International aviation’s reach is long. Events in Europe and the Middle East can have very important impacts on the far flung countries of the South Pacific. Yesterday Etihad and Lufthansa announced another step in their move together. There will be implications for Australia and New Zealand.
Late last year the two airlines had established a joint deal to allow Lufthansa to use some of ailing airberlin’s aircraft, along with some limited codeshares. Then last night in Abu Dhabi, they announced they were to establish “two big contracts” as Lufthansa CEO Carsten Spohr described them: one for Lufthansa to provide catering services to Etihad, the other for the Gulf carrier to use Lufthansa group’s maintenance operation, Lufthansa Technik.
Details of a wider partnership are light on, but the important bit is the signal that there is far more to come. In Mr Spohr’s words, “any intensive partnership is like a road – and we are at the beginning of the road”.
For Etihad – a major operator into Australia and a 22% shareholder in Virgin Australia – the move towards an now-almost inevitable joint venture with European giant Lufthansa group is a vital part of the UAE carrier’s future.
In turn, its impact will progressively diffuse into the Australian and New Zealand markets.
Lufthansa’s metal is long gone from South Pacific shores, battered out by the intermediate sixth freedom airlines in southeast Asia and more recently by the Gulf carriers. After a flirtation with Qantas, while the kangaroo still operated over Singapore to Frankfurt, Lufthansa now codeshares with Star Alliance partner Singapore Airlines into both Australia and New Zealand.
Together the two groups are a powerful world combination
Now, by getting into bed with Lufthansa, Etihad ensures a modified future; its shape is still unclear – but change it will. For now, although the deals are worth some USD200 million over the next few years they are small beer in the big picture. These are two major airline groups with enormous pull and, combined, they represent a global force.
There are some parallels with Qantas’ deal with Emirates back in 2012; after years of complaining about Emirates’ unfair advantages in the Australian market, Qantas finally worked out it was better to join than to fight. It was a major turning point for Qantas internationally.
Likewise, although the new agreement is little more than a toe in the water, the intent is there to expand, perhaps also to a JV. Meanwhile, it is really only Lufthansa’s very active unions that prevent the sort of expanded rationalisation both airlines now need. They are both at a watershed, as James Hogan moves on after 10 years at Etihad’s helm and Lufthansa struggles to remain relevant as Europe’s LCCs and the Gulf carriers eat their lunch in both short and long haul markets.

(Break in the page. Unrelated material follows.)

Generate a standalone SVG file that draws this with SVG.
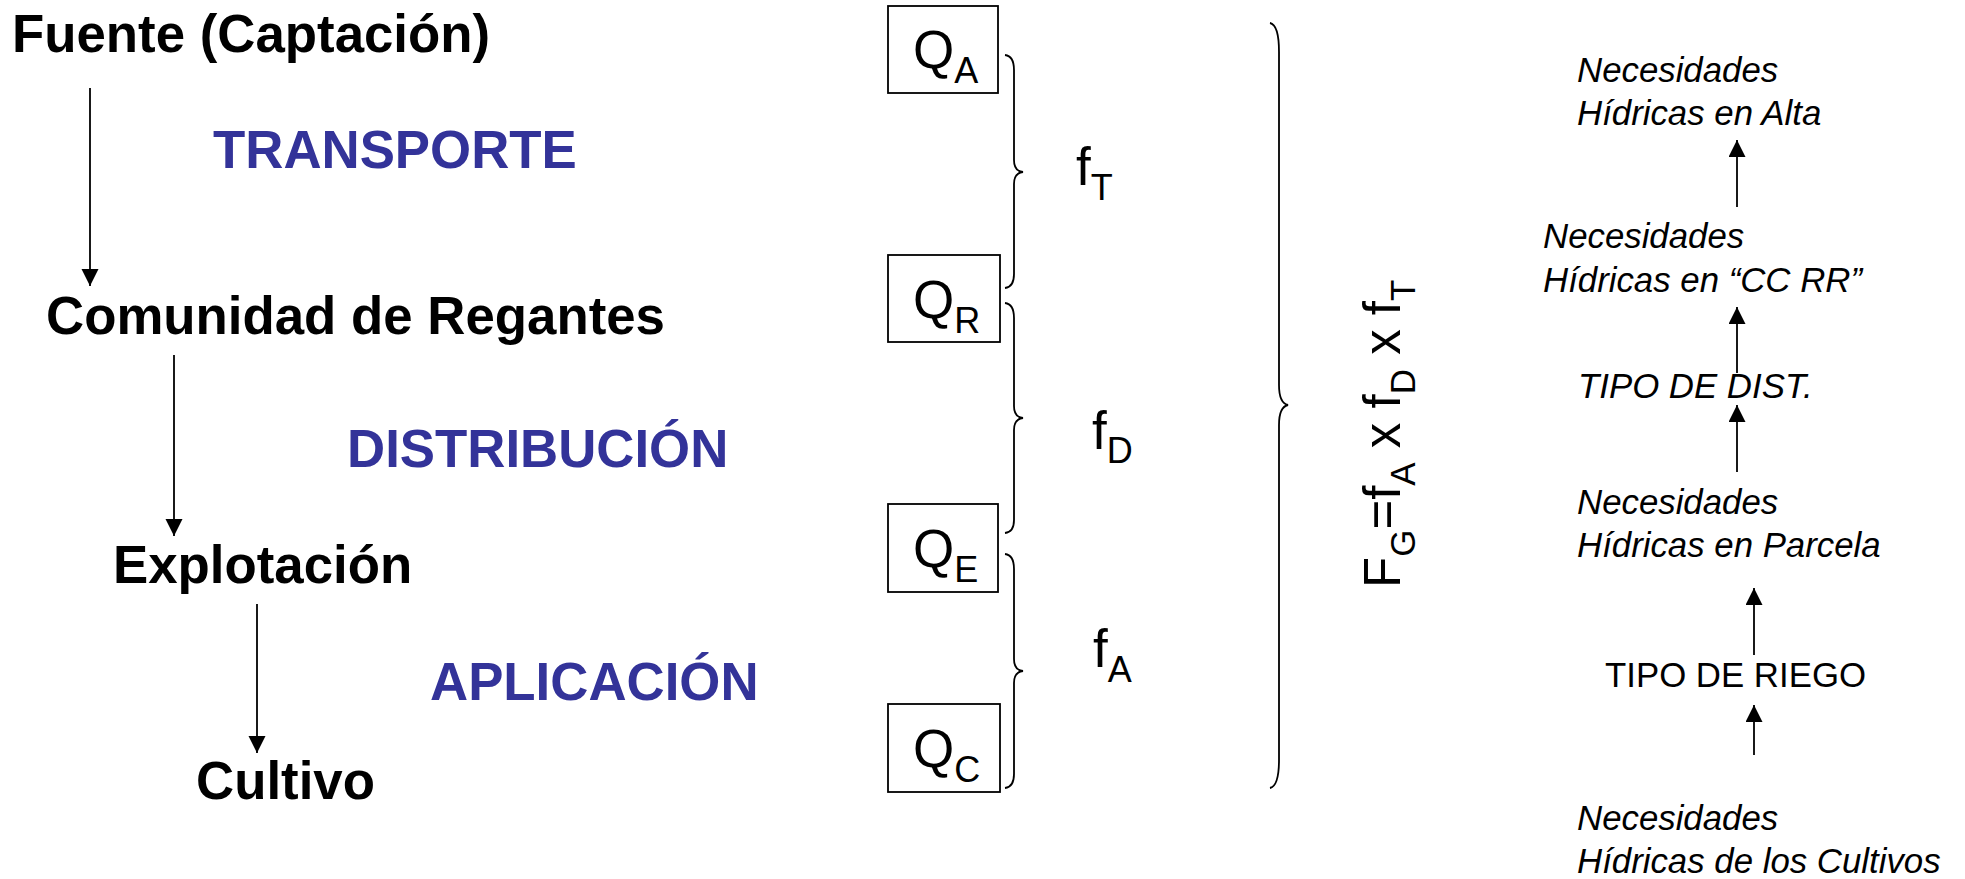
<svg xmlns="http://www.w3.org/2000/svg" width="1965" height="879" viewBox="0 0 1965 879">
<defs>
<style>
text{font-family:"Liberation Sans",Arial,sans-serif;fill:#000}
.big{font-size:52.8px;font-weight:bold}
.blue{fill:#333399}
.q{font-size:53px}
.sub{font-size:36px}
.fm{font-size:51px}
.fs{font-size:35px}
.r{font-size:34.8px}
.it{font-style:italic}
.box{fill:none;stroke:#000;stroke-width:1.8}
.br{fill:none;stroke:#000;stroke-width:1.8}
.ln{stroke:#000;stroke-width:1.8;fill:none}
</style>
<marker id="ah" markerUnits="userSpaceOnUse" markerWidth="18" markerHeight="18" refX="17" refY="8.5" orient="auto" viewBox="0 0 18 18">
<path d="M0,0 L17,8.5 L0,17 z" fill="#000"/>
</marker>
</defs>
<rect width="1965" height="879" fill="#fff"/>

<g id="n-fuente"><text class="big" x="12" y="52">Fuente (Captación)</text></g>
<g id="n-transporte"><text class="big blue" x="213" y="168">TRANSPORTE</text></g>
<g id="n-comunidad"><text class="big" x="46" y="334">Comunidad de Regantes</text></g>
<g id="n-distribucion"><text class="big blue" x="347" y="467">DISTRIBUCIÓN</text></g>
<g id="n-explotacion"><text class="big" x="113" y="583">Explotación</text></g>
<g id="n-aplicacion"><text class="big blue" x="430" y="700">APLICACIÓN</text></g>
<g id="n-cultivo"><text class="big" x="196" y="799">Cultivo</text></g>

<g id="n-qa"><rect class="box" x="888" y="6" width="110" height="87"/><text class="q" x="913" y="68">Q<tspan class="sub" dy="15">A</tspan></text></g>
<g id="n-qr"><rect class="box" x="888" y="255" width="112" height="87"/><text class="q" x="913" y="318">Q<tspan class="sub" dy="15">R</tspan></text></g>
<g id="n-qe"><rect class="box" x="888" y="504" width="110" height="88"/><text class="q" x="913" y="567">Q<tspan class="sub" dy="15">E</tspan></text></g>
<g id="n-qc"><rect class="box" x="888" y="704" width="112" height="88"/><text class="q" x="913" y="767">Q<tspan class="sub" dy="15">C</tspan></text></g>

<g id="n-ft"><text class="q" x="1076" y="185">f<tspan class="sub" dy="14.5">T</tspan></text></g>
<g id="n-fd"><text class="q" x="1092" y="448.5">f<tspan class="sub" dy="14.5">D</tspan></text></g>
<g id="n-fa"><text class="q" x="1093" y="667">f<tspan class="sub" dy="14.5">A</tspan></text></g>

<g id="n-formula"><text class="fm" transform="translate(1400,588) rotate(-90)" x="0" y="0">F<tspan class="fs" dy="15">G</tspan><tspan dy="-15">=f</tspan><tspan class="fs" dy="15">A</tspan><tspan dy="-15"> x f</tspan><tspan class="fs" dy="15">D</tspan><tspan dy="-15"> x f</tspan><tspan class="fs" dy="15">T</tspan></text></g>

<g id="n-alta"><text class="r it" x="1577" y="82">Necesidades</text><text class="r it" x="1577" y="125">Hídricas en Alta</text></g>
<g id="n-ccrr"><text class="r it" x="1543" y="248">Necesidades</text><text class="r it" x="1543" y="292">Hídricas en “CC RR”</text></g>
<g id="n-dist"><text class="r it" x="1578" y="398">TIPO DE DIST.</text></g>
<g id="n-parcela"><text class="r it" x="1577" y="514">Necesidades</text><text class="r it" x="1577" y="557">Hídricas en Parcela</text></g>
<g id="n-riego"><text class="r" x="1605" y="687">TIPO DE RIEGO</text></g>
<g id="n-cultivos"><text class="r it" x="1577" y="830">Necesidades</text><text class="r it" x="1577" y="873">Hídricas de los Cultivos</text></g>

<g id="connectors">
<line class="ln" x1="90" y1="88" x2="90" y2="286" marker-end="url(#ah)"/>
<line class="ln" x1="174" y1="355" x2="174" y2="536" marker-end="url(#ah)"/>
<line class="ln" x1="257" y1="604" x2="257" y2="753" marker-end="url(#ah)"/>

<line class="ln" x1="1737" y1="207" x2="1737" y2="140" marker-end="url(#ah)"/>
<line class="ln" x1="1737" y1="373" x2="1737" y2="307" marker-end="url(#ah)"/>
<line class="ln" x1="1737" y1="472" x2="1737" y2="405" marker-end="url(#ah)"/>
<line class="ln" x1="1754" y1="655" x2="1754" y2="588" marker-end="url(#ah)"/>
<line class="ln" x1="1754" y1="755" x2="1754" y2="705" marker-end="url(#ah)"/>

<path class="br" d="M1005,55 Q1014,56 1014,70 L1014,160 Q1014,171 1023,172 Q1014,173 1014,184 L1014,274 Q1014,287 1005,288"/>
<path class="br" d="M1005,303 Q1014,304 1014,318 L1014,406 Q1014,417 1023,418 Q1014,419 1014,430 L1014,520 Q1014,532 1005,533"/>
<path class="br" d="M1005,554 Q1014,555 1014,569 L1014,659 Q1014,670 1023,671 Q1014,672 1014,683 L1014,774 Q1014,787 1005,788"/>
<path class="br" d="M1270,23 Q1279,25 1279,52 L1279,385 Q1279,403 1288,405 Q1279,407 1279,425 L1279,760 Q1279,786 1270,788"/>
</g>
</svg>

Lufthansa’s presence in ANZ will increase over time
In the short term the two carriers will be rationalising their route networks and, sooner or later, Lufthansa will have its code on Etihad flights into Australia. This potentially expands Virgin Australia’s partnership and codeshare options – although Lufthansa heads the Star Alliance.
This will not make its Star partners Singapore Airlines or Air New Zealand all that happy. Mr Spohr specifically said yesterday that “Star Alliance is only one of our approaches to partnerships”, leaving the door open to much greater flexibility in achieving its market goals.
For Virgin the news is probably good – in the long run
Etihad is unlikely to be selling down its share in Virgin Australia. There is too much value in the Australian market – and Etihad has such a large stake in it – to risk losing a seat at the table.
As Lufthansa’s voice grows in the partnership, it is highly likely too to want to secure its access to the antipodean marketplace. And in turn that should serve to reinforce the offering that a combined Etihad-Lufthansa can offer.
But that’s down the track. There’s a long road to travel for all concerned.